• Raw data:
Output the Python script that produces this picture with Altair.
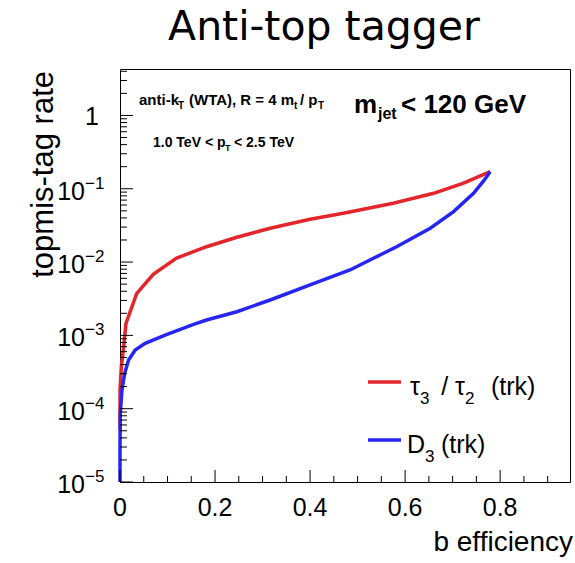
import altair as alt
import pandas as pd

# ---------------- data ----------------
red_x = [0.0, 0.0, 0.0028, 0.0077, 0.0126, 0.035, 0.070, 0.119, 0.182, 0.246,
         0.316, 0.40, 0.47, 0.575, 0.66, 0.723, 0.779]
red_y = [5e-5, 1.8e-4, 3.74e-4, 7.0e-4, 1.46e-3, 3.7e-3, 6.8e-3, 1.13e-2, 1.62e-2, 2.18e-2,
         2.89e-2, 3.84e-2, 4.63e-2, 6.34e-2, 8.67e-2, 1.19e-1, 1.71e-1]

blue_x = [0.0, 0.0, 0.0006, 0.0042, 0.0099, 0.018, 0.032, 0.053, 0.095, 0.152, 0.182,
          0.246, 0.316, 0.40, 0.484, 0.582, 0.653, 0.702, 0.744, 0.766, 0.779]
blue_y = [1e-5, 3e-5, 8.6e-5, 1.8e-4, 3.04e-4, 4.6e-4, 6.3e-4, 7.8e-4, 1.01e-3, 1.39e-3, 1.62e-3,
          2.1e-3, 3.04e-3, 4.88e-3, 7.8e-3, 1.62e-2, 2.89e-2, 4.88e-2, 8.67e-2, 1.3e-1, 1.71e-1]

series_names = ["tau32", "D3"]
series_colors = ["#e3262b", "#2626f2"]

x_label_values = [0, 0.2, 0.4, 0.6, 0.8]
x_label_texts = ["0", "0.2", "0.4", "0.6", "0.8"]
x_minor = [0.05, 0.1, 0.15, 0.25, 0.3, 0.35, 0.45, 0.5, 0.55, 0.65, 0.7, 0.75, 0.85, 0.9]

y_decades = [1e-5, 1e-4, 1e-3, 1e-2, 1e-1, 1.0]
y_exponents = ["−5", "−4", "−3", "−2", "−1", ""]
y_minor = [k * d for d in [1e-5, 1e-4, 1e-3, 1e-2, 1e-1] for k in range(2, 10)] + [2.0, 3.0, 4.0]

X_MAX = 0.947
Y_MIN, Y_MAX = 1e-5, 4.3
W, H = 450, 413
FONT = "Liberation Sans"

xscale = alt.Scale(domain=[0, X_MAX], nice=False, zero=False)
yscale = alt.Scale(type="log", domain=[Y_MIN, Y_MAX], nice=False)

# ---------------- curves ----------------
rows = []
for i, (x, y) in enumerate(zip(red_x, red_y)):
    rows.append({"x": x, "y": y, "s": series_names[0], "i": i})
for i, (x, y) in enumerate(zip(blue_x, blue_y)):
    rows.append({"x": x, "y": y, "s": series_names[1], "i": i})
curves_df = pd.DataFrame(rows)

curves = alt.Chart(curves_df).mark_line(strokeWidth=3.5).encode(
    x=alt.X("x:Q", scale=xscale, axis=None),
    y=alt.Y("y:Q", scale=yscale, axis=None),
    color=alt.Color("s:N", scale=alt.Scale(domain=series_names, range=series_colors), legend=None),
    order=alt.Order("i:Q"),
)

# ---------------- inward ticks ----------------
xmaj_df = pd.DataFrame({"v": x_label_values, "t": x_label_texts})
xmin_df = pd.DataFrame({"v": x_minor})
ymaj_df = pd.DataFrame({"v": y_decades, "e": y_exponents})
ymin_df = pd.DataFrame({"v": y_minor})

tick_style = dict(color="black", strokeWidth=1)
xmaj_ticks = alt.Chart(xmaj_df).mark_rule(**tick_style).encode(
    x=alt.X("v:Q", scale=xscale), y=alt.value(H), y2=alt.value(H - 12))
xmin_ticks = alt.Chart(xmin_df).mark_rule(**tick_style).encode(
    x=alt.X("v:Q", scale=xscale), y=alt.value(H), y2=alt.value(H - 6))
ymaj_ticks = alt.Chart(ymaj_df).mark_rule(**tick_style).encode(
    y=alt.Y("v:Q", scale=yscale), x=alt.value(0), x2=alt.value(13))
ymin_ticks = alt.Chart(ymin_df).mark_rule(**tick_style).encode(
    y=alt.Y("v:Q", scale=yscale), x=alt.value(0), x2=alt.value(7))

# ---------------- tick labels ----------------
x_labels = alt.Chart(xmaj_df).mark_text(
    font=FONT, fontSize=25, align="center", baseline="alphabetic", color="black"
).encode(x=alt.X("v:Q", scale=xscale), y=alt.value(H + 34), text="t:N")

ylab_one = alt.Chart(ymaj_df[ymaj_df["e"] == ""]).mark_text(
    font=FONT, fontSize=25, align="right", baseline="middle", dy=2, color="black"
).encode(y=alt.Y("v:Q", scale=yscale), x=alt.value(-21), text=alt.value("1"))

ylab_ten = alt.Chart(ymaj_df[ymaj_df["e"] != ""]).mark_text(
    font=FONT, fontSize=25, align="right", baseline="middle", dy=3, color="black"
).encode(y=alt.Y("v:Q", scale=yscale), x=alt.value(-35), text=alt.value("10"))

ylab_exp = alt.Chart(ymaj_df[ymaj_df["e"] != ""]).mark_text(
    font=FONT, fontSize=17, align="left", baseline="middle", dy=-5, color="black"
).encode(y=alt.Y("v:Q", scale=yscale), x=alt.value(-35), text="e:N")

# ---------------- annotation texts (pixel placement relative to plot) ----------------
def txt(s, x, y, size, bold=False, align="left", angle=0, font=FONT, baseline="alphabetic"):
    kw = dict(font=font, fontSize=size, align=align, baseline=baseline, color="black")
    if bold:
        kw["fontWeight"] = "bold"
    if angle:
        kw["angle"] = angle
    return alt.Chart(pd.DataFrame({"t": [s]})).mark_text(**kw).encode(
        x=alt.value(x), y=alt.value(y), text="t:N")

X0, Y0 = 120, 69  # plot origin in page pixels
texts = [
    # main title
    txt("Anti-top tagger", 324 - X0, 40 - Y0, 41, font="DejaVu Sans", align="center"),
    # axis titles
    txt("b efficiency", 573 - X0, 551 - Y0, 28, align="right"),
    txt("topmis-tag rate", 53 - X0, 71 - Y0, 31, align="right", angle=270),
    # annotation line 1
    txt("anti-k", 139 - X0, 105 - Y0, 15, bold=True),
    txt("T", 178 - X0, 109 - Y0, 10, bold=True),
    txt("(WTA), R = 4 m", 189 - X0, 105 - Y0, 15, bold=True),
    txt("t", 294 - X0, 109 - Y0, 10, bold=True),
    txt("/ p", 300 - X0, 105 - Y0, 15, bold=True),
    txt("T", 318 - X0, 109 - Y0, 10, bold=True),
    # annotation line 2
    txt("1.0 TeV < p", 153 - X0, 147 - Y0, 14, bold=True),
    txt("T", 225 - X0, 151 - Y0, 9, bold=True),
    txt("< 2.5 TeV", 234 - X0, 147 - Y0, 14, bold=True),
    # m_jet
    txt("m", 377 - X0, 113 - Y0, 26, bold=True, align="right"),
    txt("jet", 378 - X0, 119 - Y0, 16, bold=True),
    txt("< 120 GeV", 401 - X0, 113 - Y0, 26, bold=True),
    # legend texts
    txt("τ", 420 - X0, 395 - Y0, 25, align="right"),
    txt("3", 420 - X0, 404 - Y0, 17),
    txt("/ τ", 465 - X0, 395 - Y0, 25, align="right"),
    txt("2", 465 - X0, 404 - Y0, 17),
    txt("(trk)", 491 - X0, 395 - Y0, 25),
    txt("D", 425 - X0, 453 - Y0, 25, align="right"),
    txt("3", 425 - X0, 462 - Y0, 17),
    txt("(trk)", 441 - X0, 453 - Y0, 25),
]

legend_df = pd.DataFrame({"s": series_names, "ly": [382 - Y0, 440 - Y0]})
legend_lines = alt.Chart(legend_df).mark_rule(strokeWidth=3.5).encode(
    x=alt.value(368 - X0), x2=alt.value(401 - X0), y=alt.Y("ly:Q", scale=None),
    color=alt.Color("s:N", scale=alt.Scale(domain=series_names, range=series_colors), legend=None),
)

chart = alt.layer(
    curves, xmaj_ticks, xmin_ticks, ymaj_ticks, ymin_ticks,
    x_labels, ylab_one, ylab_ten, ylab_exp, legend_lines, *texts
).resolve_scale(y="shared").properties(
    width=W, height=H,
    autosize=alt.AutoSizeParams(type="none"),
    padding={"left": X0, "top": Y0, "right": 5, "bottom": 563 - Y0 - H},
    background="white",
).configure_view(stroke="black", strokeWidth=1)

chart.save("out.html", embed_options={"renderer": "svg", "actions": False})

• Requirement: Give again, word for word, every line from the top of the data above to the line holding "2.89e-2, 3.84e-2, 4.63e-2, 6.34e-2, 8.67e-2, 1.19e-1, 1.71e-1]", inclusive, with the pictures left out.

• Problem solution:
Output the Python script that produces this picture with Altair.
import altair as alt
import pandas as pd

# ---------------- data ----------------
red_x = [0.0, 0.0, 0.0028, 0.0077, 0.0126, 0.035, 0.070, 0.119, 0.182, 0.246,
         0.316, 0.40, 0.47, 0.575, 0.66, 0.723, 0.779]
red_y = [5e-5, 1.8e-4, 3.74e-4, 7.0e-4, 1.46e-3, 3.7e-3, 6.8e-3, 1.13e-2, 1.62e-2, 2.18e-2,
         2.89e-2, 3.84e-2, 4.63e-2, 6.34e-2, 8.67e-2, 1.19e-1, 1.71e-1]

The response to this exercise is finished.